Two Miami Herald articles have caught our attention:
In the first, shots were fired and thankfully missed Miami Attorney and judicial candidate Abbie Cuellar as she was driving her car home from a function last week. The David Ovalle Herald article is HERE , and the current belief is that it was an attempted car jacking and not related to any political activites.
We also noted, as the Herald reported HERE that in the case involving the murder of wealthy Coconut Grover resident and business man Jose Calvo, Anthony Lee confessed and pled guilty to the murder last week, admitting that the early rampant speculation that he was acting on behalf of Calvo’s wife- Denise Calvo- was false.
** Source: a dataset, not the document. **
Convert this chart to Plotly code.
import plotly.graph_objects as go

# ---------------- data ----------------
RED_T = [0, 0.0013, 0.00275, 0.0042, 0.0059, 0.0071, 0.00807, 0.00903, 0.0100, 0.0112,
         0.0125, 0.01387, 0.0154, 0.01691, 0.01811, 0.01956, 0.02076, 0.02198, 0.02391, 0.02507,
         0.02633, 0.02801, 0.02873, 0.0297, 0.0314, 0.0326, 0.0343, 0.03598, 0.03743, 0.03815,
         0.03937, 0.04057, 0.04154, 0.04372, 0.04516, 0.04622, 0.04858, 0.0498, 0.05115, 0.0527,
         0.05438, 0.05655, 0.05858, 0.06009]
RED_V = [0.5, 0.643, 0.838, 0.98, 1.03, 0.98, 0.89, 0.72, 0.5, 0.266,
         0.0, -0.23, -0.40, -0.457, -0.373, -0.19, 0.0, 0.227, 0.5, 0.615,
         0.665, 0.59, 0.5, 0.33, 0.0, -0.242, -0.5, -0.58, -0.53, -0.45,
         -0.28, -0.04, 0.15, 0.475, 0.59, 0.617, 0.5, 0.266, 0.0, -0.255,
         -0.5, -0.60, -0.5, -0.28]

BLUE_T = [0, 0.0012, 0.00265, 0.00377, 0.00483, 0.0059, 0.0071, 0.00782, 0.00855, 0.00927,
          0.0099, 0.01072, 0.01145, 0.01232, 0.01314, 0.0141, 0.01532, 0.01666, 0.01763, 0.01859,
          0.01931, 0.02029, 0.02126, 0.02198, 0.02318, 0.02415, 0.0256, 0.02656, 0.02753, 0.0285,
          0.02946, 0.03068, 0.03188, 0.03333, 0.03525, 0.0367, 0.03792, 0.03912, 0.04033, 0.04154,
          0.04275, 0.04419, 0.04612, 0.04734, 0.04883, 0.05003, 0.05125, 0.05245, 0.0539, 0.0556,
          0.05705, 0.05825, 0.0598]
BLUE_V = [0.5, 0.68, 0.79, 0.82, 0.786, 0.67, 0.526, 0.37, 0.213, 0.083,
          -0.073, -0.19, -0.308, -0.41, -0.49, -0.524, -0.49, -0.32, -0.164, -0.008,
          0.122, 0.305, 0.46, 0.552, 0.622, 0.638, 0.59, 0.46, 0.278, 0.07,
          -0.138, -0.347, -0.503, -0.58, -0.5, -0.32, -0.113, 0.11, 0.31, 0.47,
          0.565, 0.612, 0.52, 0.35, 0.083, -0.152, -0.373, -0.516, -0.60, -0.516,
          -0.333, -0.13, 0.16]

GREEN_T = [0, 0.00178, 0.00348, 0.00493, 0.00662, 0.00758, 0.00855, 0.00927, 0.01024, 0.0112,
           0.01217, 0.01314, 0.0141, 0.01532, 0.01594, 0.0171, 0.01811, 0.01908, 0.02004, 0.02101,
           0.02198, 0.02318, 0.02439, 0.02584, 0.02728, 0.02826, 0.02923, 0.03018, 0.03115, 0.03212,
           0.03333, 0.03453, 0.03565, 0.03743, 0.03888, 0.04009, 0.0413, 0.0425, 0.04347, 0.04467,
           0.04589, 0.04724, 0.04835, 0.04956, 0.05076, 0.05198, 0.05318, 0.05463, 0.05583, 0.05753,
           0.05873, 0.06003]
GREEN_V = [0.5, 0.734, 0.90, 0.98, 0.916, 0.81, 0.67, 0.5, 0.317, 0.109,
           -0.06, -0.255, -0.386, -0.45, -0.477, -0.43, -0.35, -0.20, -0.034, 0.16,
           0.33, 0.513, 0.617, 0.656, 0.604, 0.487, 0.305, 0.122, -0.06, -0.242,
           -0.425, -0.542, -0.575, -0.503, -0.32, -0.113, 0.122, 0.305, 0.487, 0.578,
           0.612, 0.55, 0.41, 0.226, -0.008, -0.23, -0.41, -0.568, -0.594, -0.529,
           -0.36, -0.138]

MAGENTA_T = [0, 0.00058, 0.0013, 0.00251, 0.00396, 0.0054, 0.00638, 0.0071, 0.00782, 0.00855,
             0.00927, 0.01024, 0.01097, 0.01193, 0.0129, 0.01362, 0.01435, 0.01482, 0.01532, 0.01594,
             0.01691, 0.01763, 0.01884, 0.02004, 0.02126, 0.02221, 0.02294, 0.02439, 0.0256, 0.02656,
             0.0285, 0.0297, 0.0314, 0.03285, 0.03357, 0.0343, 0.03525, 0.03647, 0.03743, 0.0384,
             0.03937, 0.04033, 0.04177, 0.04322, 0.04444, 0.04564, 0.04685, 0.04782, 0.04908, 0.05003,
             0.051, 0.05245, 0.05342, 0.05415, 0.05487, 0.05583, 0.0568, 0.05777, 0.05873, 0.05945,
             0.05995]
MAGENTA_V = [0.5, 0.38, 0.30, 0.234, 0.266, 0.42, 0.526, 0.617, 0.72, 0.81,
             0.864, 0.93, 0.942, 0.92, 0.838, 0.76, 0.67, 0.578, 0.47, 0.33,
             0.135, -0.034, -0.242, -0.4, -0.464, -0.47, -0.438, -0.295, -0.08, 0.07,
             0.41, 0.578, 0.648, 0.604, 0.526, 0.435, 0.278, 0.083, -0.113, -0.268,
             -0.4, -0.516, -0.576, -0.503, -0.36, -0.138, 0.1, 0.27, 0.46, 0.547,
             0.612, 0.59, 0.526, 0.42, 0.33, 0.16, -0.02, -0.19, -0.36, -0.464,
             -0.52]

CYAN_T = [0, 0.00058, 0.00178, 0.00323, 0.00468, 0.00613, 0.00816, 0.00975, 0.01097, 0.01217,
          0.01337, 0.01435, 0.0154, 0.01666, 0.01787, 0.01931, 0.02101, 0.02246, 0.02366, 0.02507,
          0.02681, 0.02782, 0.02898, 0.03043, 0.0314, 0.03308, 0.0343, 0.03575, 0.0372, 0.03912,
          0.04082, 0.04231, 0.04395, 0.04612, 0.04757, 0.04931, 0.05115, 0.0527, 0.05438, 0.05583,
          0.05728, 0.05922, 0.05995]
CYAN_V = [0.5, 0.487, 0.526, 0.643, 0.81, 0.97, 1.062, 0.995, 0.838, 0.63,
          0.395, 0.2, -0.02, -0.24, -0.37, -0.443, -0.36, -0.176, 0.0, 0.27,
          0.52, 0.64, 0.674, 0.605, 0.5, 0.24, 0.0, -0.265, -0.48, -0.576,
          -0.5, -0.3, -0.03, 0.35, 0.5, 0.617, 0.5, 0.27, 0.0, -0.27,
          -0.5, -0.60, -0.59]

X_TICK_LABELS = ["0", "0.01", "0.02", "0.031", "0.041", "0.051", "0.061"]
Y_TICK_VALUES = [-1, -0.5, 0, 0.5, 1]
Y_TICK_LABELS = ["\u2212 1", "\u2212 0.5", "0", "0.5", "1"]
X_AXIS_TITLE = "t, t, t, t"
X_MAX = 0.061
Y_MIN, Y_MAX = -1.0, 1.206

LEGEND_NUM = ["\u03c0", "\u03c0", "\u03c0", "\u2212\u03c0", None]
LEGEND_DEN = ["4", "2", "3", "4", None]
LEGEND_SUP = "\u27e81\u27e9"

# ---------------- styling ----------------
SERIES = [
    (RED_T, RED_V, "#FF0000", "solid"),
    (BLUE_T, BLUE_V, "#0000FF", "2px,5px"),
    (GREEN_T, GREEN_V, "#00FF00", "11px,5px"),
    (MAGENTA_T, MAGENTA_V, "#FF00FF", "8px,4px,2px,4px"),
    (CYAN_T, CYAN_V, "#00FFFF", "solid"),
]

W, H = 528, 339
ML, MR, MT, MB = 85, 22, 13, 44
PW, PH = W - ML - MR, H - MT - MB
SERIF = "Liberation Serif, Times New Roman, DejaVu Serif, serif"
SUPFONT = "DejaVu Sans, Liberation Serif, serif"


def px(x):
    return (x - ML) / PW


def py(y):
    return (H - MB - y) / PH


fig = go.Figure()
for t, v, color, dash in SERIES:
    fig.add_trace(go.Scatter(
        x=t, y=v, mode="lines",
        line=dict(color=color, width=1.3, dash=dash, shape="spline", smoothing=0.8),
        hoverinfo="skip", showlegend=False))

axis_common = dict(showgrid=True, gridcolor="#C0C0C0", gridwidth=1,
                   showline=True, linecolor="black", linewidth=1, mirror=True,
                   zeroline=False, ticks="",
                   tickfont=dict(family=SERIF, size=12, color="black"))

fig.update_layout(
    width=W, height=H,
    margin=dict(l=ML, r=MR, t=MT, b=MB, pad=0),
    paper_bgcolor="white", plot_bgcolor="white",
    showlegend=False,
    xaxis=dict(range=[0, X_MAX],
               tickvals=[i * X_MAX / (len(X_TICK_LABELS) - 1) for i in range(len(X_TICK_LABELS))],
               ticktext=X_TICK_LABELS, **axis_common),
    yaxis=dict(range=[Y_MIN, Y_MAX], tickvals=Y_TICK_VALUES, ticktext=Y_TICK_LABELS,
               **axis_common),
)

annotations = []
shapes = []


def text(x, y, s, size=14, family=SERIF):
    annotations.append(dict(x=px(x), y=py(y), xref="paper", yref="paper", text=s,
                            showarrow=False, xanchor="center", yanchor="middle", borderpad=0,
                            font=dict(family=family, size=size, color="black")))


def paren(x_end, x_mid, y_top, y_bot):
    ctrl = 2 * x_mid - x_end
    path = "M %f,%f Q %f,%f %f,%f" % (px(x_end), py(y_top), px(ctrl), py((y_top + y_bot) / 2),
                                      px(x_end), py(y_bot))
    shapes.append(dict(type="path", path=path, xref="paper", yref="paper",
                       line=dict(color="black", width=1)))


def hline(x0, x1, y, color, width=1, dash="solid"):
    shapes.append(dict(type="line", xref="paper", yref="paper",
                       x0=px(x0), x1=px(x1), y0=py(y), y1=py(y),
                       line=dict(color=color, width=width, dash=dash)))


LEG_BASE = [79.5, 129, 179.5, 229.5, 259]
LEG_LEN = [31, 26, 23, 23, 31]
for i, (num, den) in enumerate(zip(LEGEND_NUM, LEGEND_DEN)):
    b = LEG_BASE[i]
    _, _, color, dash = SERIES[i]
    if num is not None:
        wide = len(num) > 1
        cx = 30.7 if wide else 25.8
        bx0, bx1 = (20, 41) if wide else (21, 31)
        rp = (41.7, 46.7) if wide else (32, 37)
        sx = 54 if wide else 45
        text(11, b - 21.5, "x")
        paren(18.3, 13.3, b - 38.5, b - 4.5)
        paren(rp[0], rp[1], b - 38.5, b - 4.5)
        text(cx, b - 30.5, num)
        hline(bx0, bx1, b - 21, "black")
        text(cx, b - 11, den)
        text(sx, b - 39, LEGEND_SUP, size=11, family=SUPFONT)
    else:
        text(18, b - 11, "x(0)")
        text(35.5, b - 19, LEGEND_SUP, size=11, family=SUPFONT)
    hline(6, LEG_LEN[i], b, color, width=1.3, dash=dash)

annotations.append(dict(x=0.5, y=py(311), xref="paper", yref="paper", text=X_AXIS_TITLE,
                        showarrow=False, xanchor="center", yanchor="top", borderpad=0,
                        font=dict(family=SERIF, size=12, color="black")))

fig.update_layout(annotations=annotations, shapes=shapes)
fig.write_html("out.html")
When this killing occurred there was rampant speculation that Ms. Calvo had orchestrated the killing. The marriage appeared to be rocky, and there was a lot of money involved. Without going over all the details involving drug use, conflicting statements she may have given, the police’s allegations she was “uncooperative” and her recently being added as a beneficiary to a half million dollar life insurance policy, the facts had everybody whispering she was involved ala the famed Joyce Cohen Coconut Grove case from a decade or so earlier. (Where's John Kastrenakis and Kevin DiGregory when you need them?)
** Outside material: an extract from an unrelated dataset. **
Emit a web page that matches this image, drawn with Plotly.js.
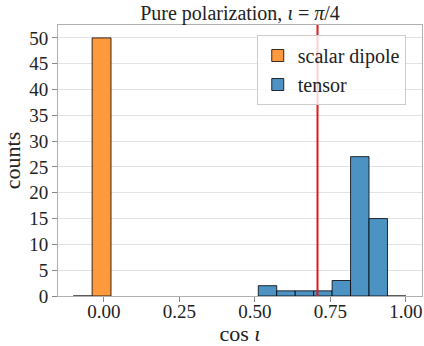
<!DOCTYPE html>
<html>
<head>
<meta charset="utf-8">
<script src="https://cdn.plot.ly/plotly-3.0.1.min.js"></script>
<style>html,body{margin:0;padding:0;background:#fff;}#chart{width:424px;height:346px;}</style>
</head>
<body>
<div id="chart"></div>
<script>
// Histogram data
const scalarEdges = [-0.1015, -0.039];   // left bin edges
const scalarCounts = [0, 50];
const scalarBinWidth = 0.0625;

const tensorEdges = [0.511, 0.5721, 0.6332, 0.6943, 0.7554, 0.8165, 0.8776, 0.9387];
const tensorCounts = [2, 1, 1, 1, 3, 27, 15, 0];
const tensorBinWidth = 0.0611;

const refIota = [Math.cos(Math.PI / 4)];   // cos(pi/4)

const seriesNames = ['scalar dipole', 'tensor'];
const xTickVals = [0, 0.25, 0.5, 0.75, 1.0];
const xTickText = ['0.00', '0.25', '0.50', '0.75', '1.00'];
const yTickVals = [0, 5, 10, 15, 20, 25, 30, 35, 40, 45, 50];

const FONT = 'Liberation Serif';

function centers(edges, w) { return edges.map(e => e + w / 2); }

const traces = [
  {
    type: 'bar', name: seriesNames[0],
    x: centers(scalarEdges, scalarBinWidth), y: scalarCounts,
    width: scalarEdges.map(() => scalarBinWidth),
    marker: {color: 'rgb(255,153,62)', line: {color: 'rgba(0,0,0,0.8)', width: 1}}
  },
  {
    type: 'bar', name: seriesNames[1],
    x: centers(tensorEdges, tensorBinWidth), y: tensorCounts,
    width: tensorEdges.map(() => tensorBinWidth),
    marker: {color: 'rgb(76,146,195)', line: {color: 'rgba(0,0,0,0.8)', width: 1}}
  }
];

const layout = {
  width: 424, height: 346,
  margin: {l: 58, r: 2, t: 25, b: 50, pad: 0},
  paper_bgcolor: '#fff', plot_bgcolor: '#fff',
  font: {family: FONT, color: '#222', size: 19},
  barmode: 'overlay',
  showlegend: true,
  title: {
    text: 'Pure polarization, <i>ι</i> = <i>π</i>/4',
    font: {family: FONT, size: 20, color: '#222'},
    xref: 'paper', x: 0.5, xanchor: 'center',
    yref: 'container', y: 0.962, yanchor: 'middle'
  },
  xaxis: {
    range: [-0.152, 1.053],
    tickvals: xTickVals, ticktext: xTickText,
    ticks: 'outside', ticklen: 5, tickcolor: '#888', tickwidth: 1,
    ticklabelstandoff: -7,
    showgrid: false, zeroline: false,
    showline: true, linecolor: '#b0b0b0', linewidth: 1, mirror: true,
    tickfont: {family: FONT, size: 19, color: '#222'},
    title: {text: 'cos <i>ι</i>', font: {family: FONT, size: 22, color: '#222'}, standoff: 16}
  },
  yaxis: {
    range: [0, 52.5],
    tickvals: yTickVals,
    ticks: 'outside', ticklen: 5, tickcolor: '#888', tickwidth: 1,
    showgrid: true, gridcolor: '#e3e3e3', gridwidth: 1, zeroline: false,
    showline: true, linecolor: '#b0b0b0', linewidth: 1, mirror: true,
    tickfont: {family: FONT, size: 19, color: '#222'},
    title: {text: 'counts', font: {family: FONT, size: 22, color: '#222'}, standoff: 6}
  },
  legend: {
    x: 0.546, y: 0.963, xanchor: 'left', yanchor: 'top',
    bgcolor: 'rgba(255,255,255,0.8)', bordercolor: '#cccccc', borderwidth: 1,
    font: {family: FONT, size: 20, color: '#222'}
  },
  shapes: refIota.map(v => ({
    type: 'line', xref: 'x', yref: 'paper', x0: v, x1: v, y0: 0, y1: 1,
    line: {color: '#dd1a1a', width: 2}, layer: 'above'
  }))
};

Plotly.newPlot('chart', traces, layout, {displayModeBar: false, staticPlot: true});
</script>
</body>
</html>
Just one problem: Denise Calvo was innocent. And therein lies our thought for the day: there is a reason why we have a presumption of innocence in this country (although it may be against the law to say that in Federal Court more than once per trial, we are researching the issue as you read this.) and that is to avoid putting people in prison who “everyone knows did it” or who otherwise seem guilty.
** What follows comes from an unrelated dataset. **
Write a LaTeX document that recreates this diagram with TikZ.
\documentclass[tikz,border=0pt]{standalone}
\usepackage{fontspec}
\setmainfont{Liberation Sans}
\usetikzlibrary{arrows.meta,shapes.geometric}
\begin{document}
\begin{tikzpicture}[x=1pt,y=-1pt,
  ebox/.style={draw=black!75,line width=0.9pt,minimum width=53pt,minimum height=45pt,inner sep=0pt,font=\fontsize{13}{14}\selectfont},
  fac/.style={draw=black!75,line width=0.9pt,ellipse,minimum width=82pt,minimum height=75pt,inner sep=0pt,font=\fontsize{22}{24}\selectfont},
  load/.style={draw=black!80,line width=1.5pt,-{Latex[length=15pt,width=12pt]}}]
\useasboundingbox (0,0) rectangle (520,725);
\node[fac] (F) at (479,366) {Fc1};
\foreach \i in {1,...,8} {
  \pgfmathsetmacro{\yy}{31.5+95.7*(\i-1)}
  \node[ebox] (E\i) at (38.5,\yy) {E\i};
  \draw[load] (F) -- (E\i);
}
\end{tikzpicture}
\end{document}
So the next time you pick up the Herald and read about a story and shake your head because you “know the guy is guilty” just remember ( as we sometimes try to speak with jurors about in voire dire) that there may be evidence of guilt against an innocent person. Certainly Denise Calvo may have had marital difficulties, or she may have stood to benefit from her husband’s death, or she may not have been 100% cooperative with homicide detectives (which in this case probably means she turned down the offer of a Big Mac at 4:00 am in an interview room in exchange for admitting she had her husband killed.) but that doesn’t mean she is a killer.
See You In Court, where we remind judges and prosecutors of the above on a daily basis.
PS. Speaking of voire dire and federal court, does anyone else find it a bit difficult to interview forty or so jurors in the 8 minutes and 35 seconds the judge has so graciously carved out of his/her lunch time to allow you to do your job?